Over the course of my career as a trial lawyer, the importance of jury instructions became increasingly clear. Then, as a judge, I read them until I had them pretty well-memorized. Now I love presenting on them and showing lawyers how to think of them in strategizing their cases. Here are two thoughts — one for each side.
Has anyone else noticed that the Illinois Pattern Jury Instructions provide no line for funeral expenses in wrongful death cases? Funeral expenses have specifically been allowed since Saunders v. Schultz, 20 Ill. 2d 301 (1960), when the Supreme Court generally allowed actions for damages for the death of a human being.
The court considered decisions from around the country to reach that then-novel conclusion.
Medical expenses; lost income; loss of money, goods and services; and loss of society are all provided for in the instructions. Customarily, we insert a new line or insert the words “and funeral” into the existing line for medical bills.
But does that lack of a line give defendants anything to talk about? Usually funeral bills are the least valuable part of death case damages and hardly worth contesting, but is there a ground to contest them?
In the case of the death of a child who had an otherwise normal life expectancy, the parents pay the funeral expenses and it seems fair and reasonable that they should be able to claim those expenses as an element of damages.
Now consider the death of an elderly or sick parent with a life expectancy of just a few years. It may be a liability case, but do the defendants owe funeral expenses for someone expected to die in a few years in any event? This could be a common issue in nursing home cases.
The plaintiff should certainly be able to claim economic damages like medical bills and wage loss and money, goods and services. The plaintiff should be able to claim noneconomic damages both in the survival case, for pain and suffering and loss of a normal life and in the death case for loss of society and grief and sorrow.
But the actual economic loss for funeral expenses may only be the lost opportunity costs of having the money for the several years before it would have had to be paid out anyway. The defendant’s negligence may have shortened decedent’s life and accelerated the economic cost of a funeral, but that expense would have been needed regardless.
Your trial judge will probably give the jury a verdict form asking for funeral bills. That doesn’t stop you from arguing to the jury that the request for funeral bills is a good example of the damages the plaintiff is requesting which have no connection to the defendant’s alleged negligence.

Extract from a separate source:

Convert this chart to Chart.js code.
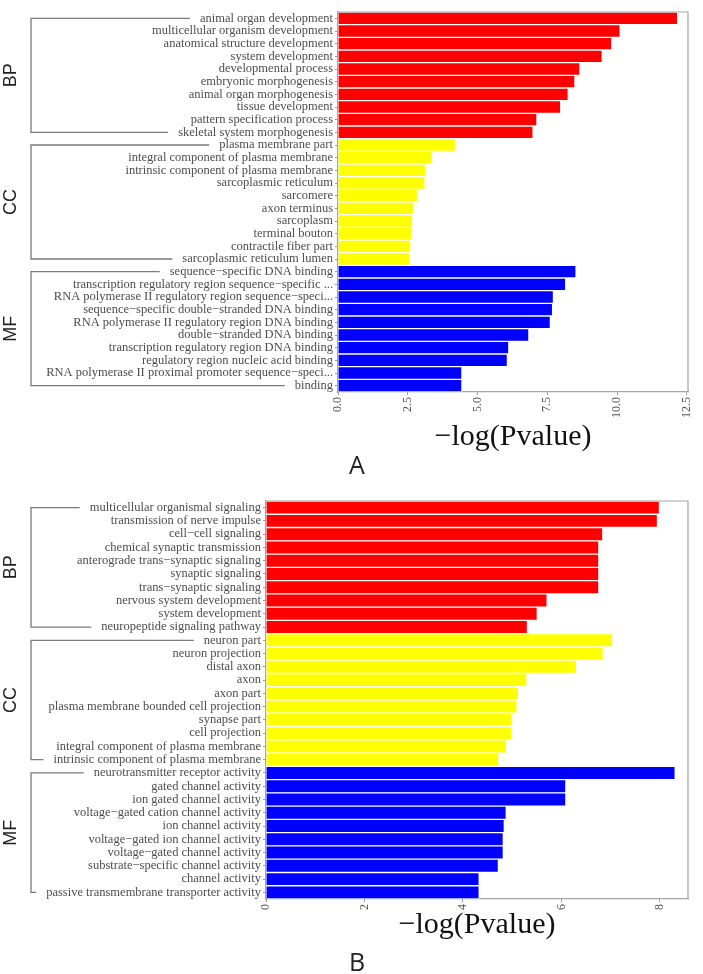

Funeral bills should not be awarded, your argument would go, nor should any of the other damages, because the plaintiff cannot prove causation.
One for the plaintiffs
Have you ever gotten into an argument about whether you get a line for pain and suffering because there is no showing that it was conscious pain? A patient in a coma may not be allowed to seek pain and suffering because there is no showing he was conscious. Exactly what that means and how it is proven have been debated and analyzed in case law. Spikes in blood pressure or pulse or temperature or EKG readings may evidence pain.
However, there may be a better path. And, typical in trial work, lawyers fight so hard on one point that they overlook the bigger picture. Instead of arguing about whether the plaintiff feels pain, a plaintiff could argue that his client could not feel pain. He could not feel anything. He could not move any of his limbs. He could not speak. He could not taste food. He could see nothing. He could not respond in anyway. The thousand things he loved to do while alive and conscious, he no longer can. That’s called loss of a normal life — the loss of everything the plaintiff was able to do before defendant’s negligence — and it is compensable. And there’s a line for it.
The jury instructions give lawyers so many ways to argue that they need to be reviewed carefully in every case and used in pleadings, depositions and throughout the trial.
If you read them with a fresh eye for each new case, you may see new (and more effective) ways to put them to use.